Trouble converting utf-8 characters to html entities through eggdrop


To firstly get this out of the way.. I have already recompiled eggdrop under the utf-8 encoding. I am able to echo out utf-8 characters if I write the escape sequences in strings(\u00a7), but for some reason I cannot yet figure out.. I am unable to compare them using regex to their counterparts.

I am attempting to develop a logging script based on eggdrop, coded under tcl. I've already spent a few hours doing nothing but research, but either there isn't any help out there, or I'm looking in the wrong places.

An input string, §, is typed by a user in an irc channel that the bot is on.
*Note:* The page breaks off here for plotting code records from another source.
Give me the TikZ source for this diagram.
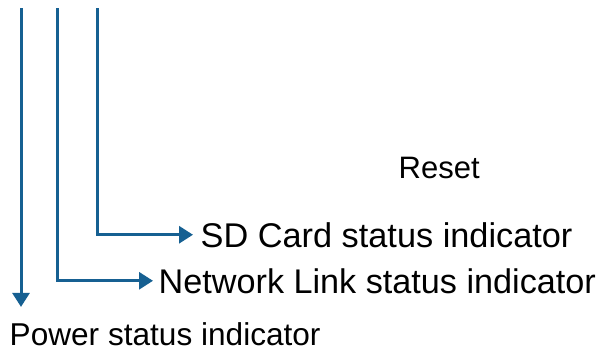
\documentclass[tikz,border=0pt]{standalone}
\usepackage{fontspec}
\setmainfont{Liberation Sans}
\usetikzlibrary{arrows.meta}
\definecolor{ledblue}{RGB}{22,96,146}

\begin{document}
\begin{tikzpicture}[x=1pt, y=-1pt]
\tikzset{lbl/.style={inner sep=0pt, anchor=base west, font=\fontsize{#1}{38}\selectfont},
  lbl/.default=34,
  wire/.style={draw=ledblue, line width=3pt, -{Triangle[length=14pt, width=17pt]}}}
\useasboundingbox (0,0) rectangle (602,354);
% top ends of the three leads
\coordinate (L1) at (21,8);
\coordinate (L2) at (57.5,8);
\coordinate (L3) at (97.5,8);
\node[lbl=31] (rst) at (398.5,178) {Reset};
\node[lbl=34.3] (sd) at (200.5,247) {SD Card status indicator};
\node[lbl=34.2] (net) at (158.5,293) {Network Link status indicator};
\node[lbl=31.6] (pwr) at (9.5,345) {Power status indicator};
\draw[wire, shorten >=7.5pt] (L3) |- (sd.west);
\draw[wire, shorten >=5.5pt] (L2) |- (net.west);
\draw[wire, shorten >=15pt] (L1) -- (L1 |- pwr.north);
\end{tikzpicture}
\end{document}
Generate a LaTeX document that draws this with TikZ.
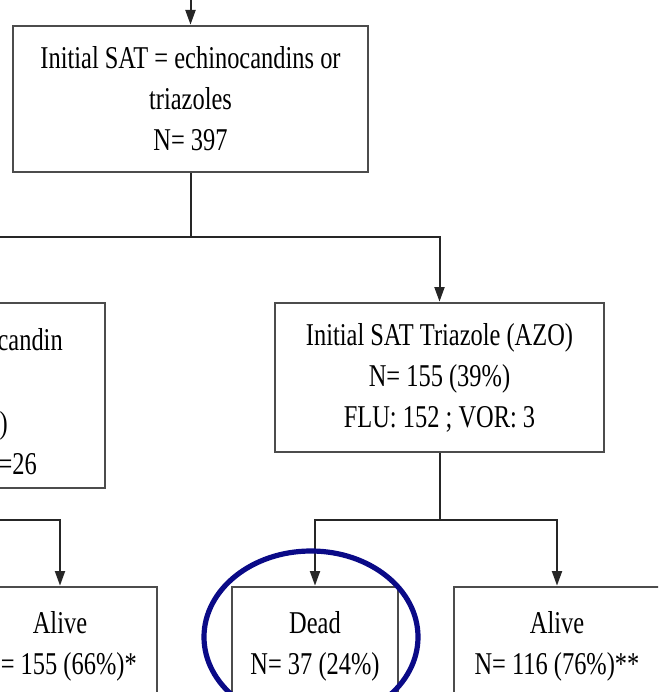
\documentclass[tikz,border=0pt]{standalone}
\usepackage{fontspec}
\setmainfont[FakeStretch=0.77]{Liberation Serif}
\usetikzlibrary{arrows.meta}

\definecolor{ringblue}{RGB}{10,10,135}

\tikzset{
  box/.style={draw=black!70, line width=2pt, fill=white, align=center, inner sep=0pt},
  wire/.style={draw=black!85, line width=1.5pt},
  arr/.style={wire, -{Triangle[length=11pt,width=7.5pt]}},
  frag/.style={anchor=base east, inner sep=0pt},
  txt/.style={font=\fontsize{23.8}{30.75}\selectfont}
}

\begin{document}
\begin{tikzpicture}[x=0.75pt,y=-0.75pt,txt]

\useasboundingbox (0,0) rectangle (658,692);
\clip (0,0) rectangle (658,692);

% top box
\node[box, minimum width=266.25pt, minimum height=109.5pt] (top) at (190.5,99)
  {Initial SAT = echinocandins or\\triazoles\\N= 397};
\coordinate (entry) at (190.5,-5);
\draw[arr] (entry) -- (top.north);

% second row
\node[box, minimum width=247.5pt, minimum height=138.75pt] (echi) at (-60,395.5) {};
\node[frag] (echia) at (63,350) {candin};
\node[frag] (echib) at (8,433) {)};
\node[frag] (echic) at (37,474) {=26};

\node[box, minimum width=246.75pt, minimum height=111.75pt] (tri) at (439.5,377.5)
  {Initial SAT Triazole (AZO)\\N= 155 (39\%)\\FLU: 152 ; VOR: 3};

\draw[wire] (top.south) -- ++(0,64) coordinate (split);
\draw[arr] (split) -| (tri.north);
\draw[arr] (split) -| (echi.north);

% outcome boxes
\node[box, minimum width=145.5pt, minimum height=88.5pt] (aliveL) at (60,646)
  {Alive\\\phantom{N}= 155 (66\%)*};
\node[box, minimum width=124.5pt, minimum height=88.5pt] (dead) at (315,646)
  {Dead\\N= 37 (24\%)};
\node[box, minimum width=154.5pt, minimum height=88.5pt] (aliveR) at (557,646)
  {Alive\\N= 116 (76\%)**};

\draw[wire] (echi.south) -- ++(0,31) coordinate (splitL);
\draw[arr] (splitL) -| (aliveL.north);

\draw[wire] (tri.south) -- ++(0,67) coordinate (splitR);
\draw[arr] (splitR) -| (dead.north);
\draw[arr] (splitR) -| (aliveR.north);

% highlight
\draw[ringblue, line width=3.9pt] (311,637) ellipse [x radius=80.25pt, y radius=64.5pt];

\end{tikzpicture}
\end{document}
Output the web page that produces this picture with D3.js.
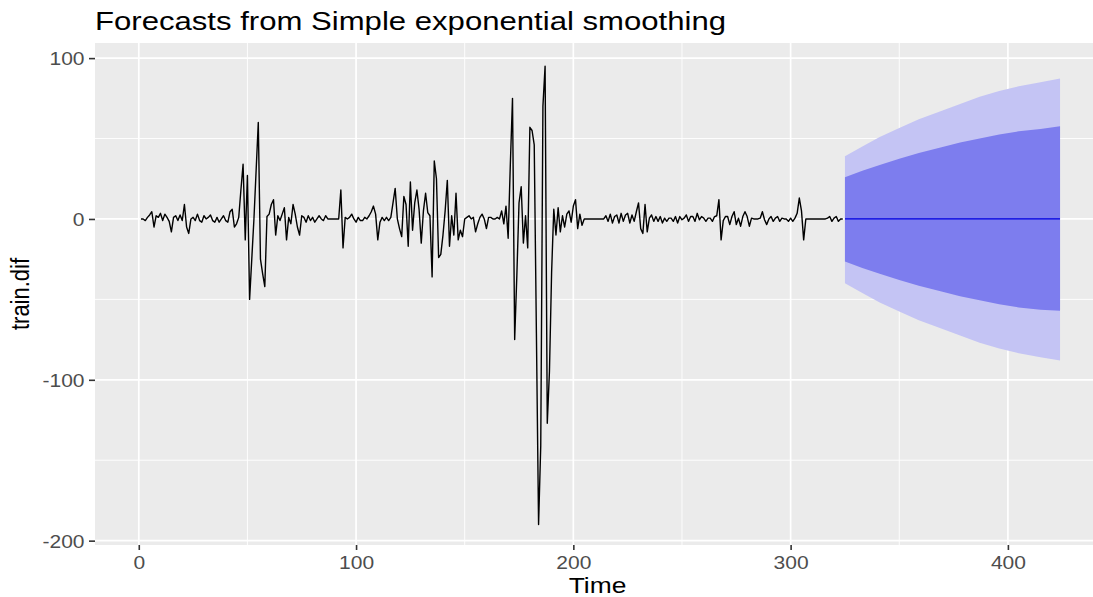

The logging script, linux side, interprets this character as a special control character(I -think-), and it renders in gedit as a two-lined special character whose appearance looks like 'FFA7', with the FF on the first line and the A7 on the second, all enclosed in a box.

My regex is quite simple:

regexp -all {\u00a7} $text

I have of course also tried:

regexp -all {\247} $text

Unfortunately, as already stated.. it does not work. I get a 0 every time, meaning it never matches the character.

For all the research I've done, I've been unable to figure out what format eggdrop is sending the strings in to the tcl script. The only thing -has- worked is to copy that box-like character from gedit directly into the script.. but given I cannot replicate this character otherwise, it becomes rather impossible to code.

To the question.. I'm wondering what I'm doing wrong here, if there is in fact a correct way to interpret the string sent by the bot so I can correctly convert the special characters in it to html entities.


Solution

  • For those that are wondering, it would appear from my testing that I've solved this with the simple:

    set text [encoding convertfrom utf-8 $text]
    

    And my other functions work for replacing the escape sequences as they should. I don't know how I missed this earlier in my research.